What to work on -> Reproduce the full listing below unchanged, apart from the pictures.

Data section ->
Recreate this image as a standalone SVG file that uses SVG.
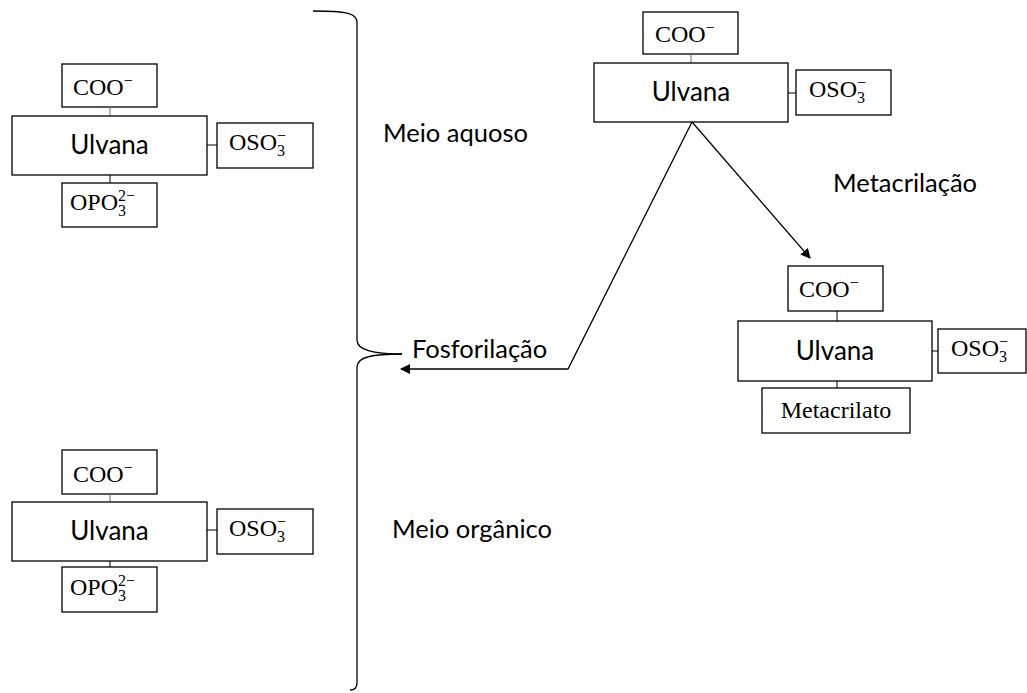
<svg xmlns="http://www.w3.org/2000/svg" width="1027" height="693" viewBox="0 0 1027 693">
  <defs>
    <style>
      .box { fill: #ffffff; stroke: #000000; stroke-width: 1.3; }
      .link { stroke: #000000; stroke-width: 1; fill: none; }
      .link-top { stroke: #4a6fa5; stroke-width: 1; fill: none; }
      .label { font-family: Lato, "Liberation Sans", sans-serif; font-size: 25.5px; fill: #000000; }
      .ulv { font-family: Lato, "Liberation Sans", sans-serif; font-size: 26px; fill: #000000; text-anchor: middle; }
      .chem { font-family: "Liberation Serif", serif; font-size: 24px; fill: #000000; }
      .idx { font-size: 16px; }
      .edge { stroke: #000000; stroke-width: 1.3; fill: none; }
    </style>
    <marker id="arrow" viewBox="0 0 10 10" refX="9" refY="5" markerWidth="10" markerHeight="10" markerUnits="userSpaceOnUse" orient="auto">
      <path d="M0,0 L10,5 L0,10 Z" fill="#000000"/>
    </marker>
  </defs>

  <!-- Ulvana phosphorylated, aqueous medium -->
  <g id="ulvana-aquoso">
    <rect class="box" x="62" y="64" width="95" height="43"/>
    <text class="chem" x="73" y="95">COO<tspan class="idx" dy="-9">−</tspan></text>
    <line class="link-top" x1="110" y1="107" x2="110" y2="116"/>
    <rect class="box" x="12" y="116" width="195" height="59"/>
    <text class="ulv" x="109.5" y="154">Ulvana</text>
    <line class="link" x1="207" y1="145" x2="217" y2="145"/>
    <rect class="box" x="217" y="123" width="96" height="45"/>
    <text class="chem" x="229" y="150">OSO<tspan class="idx" dy="6">3</tspan><tspan class="idx" dx="-8" dy="-15">−</tspan></text>
    <line class="link" x1="110" y1="175" x2="110" y2="183"/>
    <rect class="box" x="62" y="183" width="95" height="44"/>
    <text class="chem" x="70" y="210">OPO<tspan class="idx" dy="6">3</tspan><tspan class="idx" dx="-8" dy="-15">2−</tspan></text>
  </g>

  <!-- Ulvana phosphorylated, organic medium -->
  <g id="ulvana-organico">
    <rect class="box" x="62" y="450" width="95" height="44"/>
    <text class="chem" x="73" y="482">COO<tspan class="idx" dy="-9">−</tspan></text>
    <line class="link-top" x1="110" y1="494" x2="110" y2="502"/>
    <rect class="box" x="12" y="502" width="195" height="59"/>
    <text class="ulv" x="109.5" y="540">Ulvana</text>
    <line class="link" x1="207" y1="530" x2="217" y2="530"/>
    <rect class="box" x="217" y="509" width="96" height="45"/>
    <text class="chem" x="229" y="536">OSO<tspan class="idx" dy="6">3</tspan><tspan class="idx" dx="-8" dy="-15">−</tspan></text>
    <line class="link" x1="110" y1="561" x2="110" y2="567"/>
    <rect class="box" x="62" y="567" width="95" height="45"/>
    <text class="chem" x="70" y="595">OPO<tspan class="idx" dy="6">3</tspan><tspan class="idx" dx="-8" dy="-15">2−</tspan></text>
  </g>

  <!-- Native ulvana -->
  <g id="ulvana">
    <rect class="box" x="643" y="12" width="95" height="42"/>
    <text class="chem" x="655" y="42">COO<tspan class="idx" dy="-9">−</tspan></text>
    <line class="link-top" x1="691" y1="54" x2="691" y2="63"/>
    <rect class="box" x="594" y="63" width="194" height="59"/>
    <text class="ulv" x="691" y="101">Ulvana</text>
    <line class="link" x1="788" y1="93" x2="796" y2="93"/>
    <rect class="box" x="796" y="70" width="95" height="45"/>
    <text class="chem" x="809" y="97">OSO<tspan class="idx" dy="6">3</tspan><tspan class="idx" dx="-8" dy="-15">−</tspan></text>
  </g>

  <!-- Methacrylated ulvana -->
  <g id="ulvana-metacrilato">
    <rect class="box" x="788" y="266" width="95" height="45"/>
    <text class="chem" x="799" y="297">COO<tspan class="idx" dy="-9">−</tspan></text>
    <line class="link" x1="837" y1="311" x2="837" y2="321"/>
    <rect class="box" x="738" y="321" width="194" height="60"/>
    <text class="ulv" x="835" y="360">Ulvana</text>
    <line class="link" x1="932" y1="351" x2="938" y2="351"/>
    <rect class="box" x="938" y="329" width="88" height="44"/>
    <text class="chem" x="951" y="356">OSO<tspan class="idx" dy="6">3</tspan><tspan class="idx" dx="-8" dy="-15">−</tspan></text>
    <line class="link" x1="837" y1="381" x2="837" y2="388"/>
    <rect class="box" x="762" y="388" width="148" height="45"/>
    <text class="chem" x="836" y="418" text-anchor="middle" font-size="25">Metacrilato</text>
  </g>

  <!-- Brace grouping the two phosphorylation media -->
  <g id="chaveta">
    <path class="edge" d="M313,11 C345,11 357,13 357,22 L357,340 C357,350 372,354 402,354"/>
    <path class="edge" d="M402,354 C372,354 357,357 357,367 L357,683 C357,688 355,690 350,690"/>
  </g>

  <!-- Labels -->
  <g id="rotulos">
    <text class="label" x="383" y="142">Meio aquoso</text>
    <text class="label" x="833" y="192">Metacrilação</text>
    <text class="label" x="412" y="358">Fosforilação</text>
    <text class="label" x="392" y="538">Meio orgânico</text>
  </g>

  <!-- Reaction arrows -->
  <g id="conectores">
    <path class="edge" d="M692,122 L810,258" marker-end="url(#arrow)"/>
    <path class="edge" d="M692,122 L568,369 L401,369" marker-end="url(#arrow)"/>
  </g>
</svg>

Answer to the task ->
Recreate this image as a standalone SVG file that uses SVG.
<svg xmlns="http://www.w3.org/2000/svg" width="1027" height="693" viewBox="0 0 1027 693">
  <defs>
    <style>
      .box { fill: #ffffff; stroke: #000000; stroke-width: 1.3; }
      .link { stroke: #000000; stroke-width: 1; fill: none; }
      .link-top { stroke: #4a6fa5; stroke-width: 1; fill: none; }
      .label { font-family: Lato, "Liberation Sans", sans-serif; font-size: 25.5px; fill: #000000; }
      .ulv { font-family: Lato, "Liberation Sans", sans-serif; font-size: 26px; fill: #000000; text-anchor: middle; }
      .chem { font-family: "Liberation Serif", serif; font-size: 24px; fill: #000000; }
      .idx { font-size: 16px; }
      .edge { stroke: #000000; stroke-width: 1.3; fill: none; }
    </style>
    <marker id="arrow" viewBox="0 0 10 10" refX="9" refY="5" markerWidth="10" markerHeight="10" markerUnits="userSpaceOnUse" orient="auto">
      <path d="M0,0 L10,5 L0,10 Z" fill="#000000"/>
    </marker>
  </defs>

  <!-- Ulvana phosphorylated, aqueous medium -->
  <g id="ulvana-aquoso">
    <rect class="box" x="62" y="64" width="95" height="43"/>
    <text class="chem" x="73" y="95">COO<tspan class="idx" dy="-9">−</tspan></text>
    <line class="link-top" x1="110" y1="107" x2="110" y2="116"/>
    <rect class="box" x="12" y="116" width="195" height="59"/>
    <text class="ulv" x="109.5" y="154">Ulvana</text>
    <line class="link" x1="207" y1="145" x2="217" y2="145"/>
    <rect class="box" x="217" y="123" width="96" height="45"/>
    <text class="chem" x="229" y="150">OSO<tspan class="idx" dy="6">3</tspan><tspan class="idx" dx="-8" dy="-15">−</tspan></text>
    <line class="link" x1="110" y1="175" x2="110" y2="183"/>
    <rect class="box" x="62" y="183" width="95" height="44"/>
    <text class="chem" x="70" y="210">OPO<tspan class="idx" dy="6">3</tspan><tspan class="idx" dx="-8" dy="-15">2−</tspan></text>
  </g>

  <!-- Ulvana phosphorylated, organic medium -->
  <g id="ulvana-organico">
    <rect class="box" x="62" y="450" width="95" height="44"/>
    <text class="chem" x="73" y="482">COO<tspan class="idx" dy="-9">−</tspan></text>
    <line class="link-top" x1="110" y1="494" x2="110" y2="502"/>
    <rect class="box" x="12" y="502" width="195" height="59"/>
    <text class="ulv" x="109.5" y="540">Ulvana</text>
    <line class="link" x1="207" y1="530" x2="217" y2="530"/>
    <rect class="box" x="217" y="509" width="96" height="45"/>
    <text class="chem" x="229" y="536">OSO<tspan class="idx" dy="6">3</tspan><tspan class="idx" dx="-8" dy="-15">−</tspan></text>
    <line class="link" x1="110" y1="561" x2="110" y2="567"/>
    <rect class="box" x="62" y="567" width="95" height="45"/>
    <text class="chem" x="70" y="595">OPO<tspan class="idx" dy="6">3</tspan><tspan class="idx" dx="-8" dy="-15">2−</tspan></text>
  </g>

  <!-- Native ulvana -->
  <g id="ulvana">
    <rect class="box" x="643" y="12" width="95" height="42"/>
    <text class="chem" x="655" y="42">COO<tspan class="idx" dy="-9">−</tspan></text>
    <line class="link-top" x1="691" y1="54" x2="691" y2="63"/>
    <rect class="box" x="594" y="63" width="194" height="59"/>
    <text class="ulv" x="691" y="101">Ulvana</text>
    <line class="link" x1="788" y1="93" x2="796" y2="93"/>
    <rect class="box" x="796" y="70" width="95" height="45"/>
    <text class="chem" x="809" y="97">OSO<tspan class="idx" dy="6">3</tspan><tspan class="idx" dx="-8" dy="-15">−</tspan></text>
  </g>

  <!-- Methacrylated ulvana -->
  <g id="ulvana-metacrilato">
    <rect class="box" x="788" y="266" width="95" height="45"/>
    <text class="chem" x="799" y="297">COO<tspan class="idx" dy="-9">−</tspan></text>
    <line class="link" x1="837" y1="311" x2="837" y2="321"/>
    <rect class="box" x="738" y="321" width="194" height="60"/>
    <text class="ulv" x="835" y="360">Ulvana</text>
    <line class="link" x1="932" y1="351" x2="938" y2="351"/>
    <rect class="box" x="938" y="329" width="88" height="44"/>
    <text class="chem" x="951" y="356">OSO<tspan class="idx" dy="6">3</tspan><tspan class="idx" dx="-8" dy="-15">−</tspan></text>
    <line class="link" x1="837" y1="381" x2="837" y2="388"/>
    <rect class="box" x="762" y="388" width="148" height="45"/>
    <text class="chem" x="836" y="418" text-anchor="middle" font-size="25">Metacrilato</text>
  </g>

  <!-- Brace grouping the two phosphorylation media -->
  <g id="chaveta">
    <path class="edge" d="M313,11 C345,11 357,13 357,22 L357,340 C357,350 372,354 402,354"/>
    <path class="edge" d="M402,354 C372,354 357,357 357,367 L357,683 C357,688 355,690 350,690"/>
  </g>

  <!-- Labels -->
  <g id="rotulos">
    <text class="label" x="383" y="142">Meio aquoso</text>
    <text class="label" x="833" y="192">Metacrilação</text>
    <text class="label" x="412" y="358">Fosforilação</text>
    <text class="label" x="392" y="538">Meio orgânico</text>
  </g>

  <!-- Reaction arrows -->
  <g id="conectores">
    <path class="edge" d="M692,122 L810,258" marker-end="url(#arrow)"/>
    <path class="edge" d="M692,122 L568,369 L401,369" marker-end="url(#arrow)"/>
  </g>
</svg>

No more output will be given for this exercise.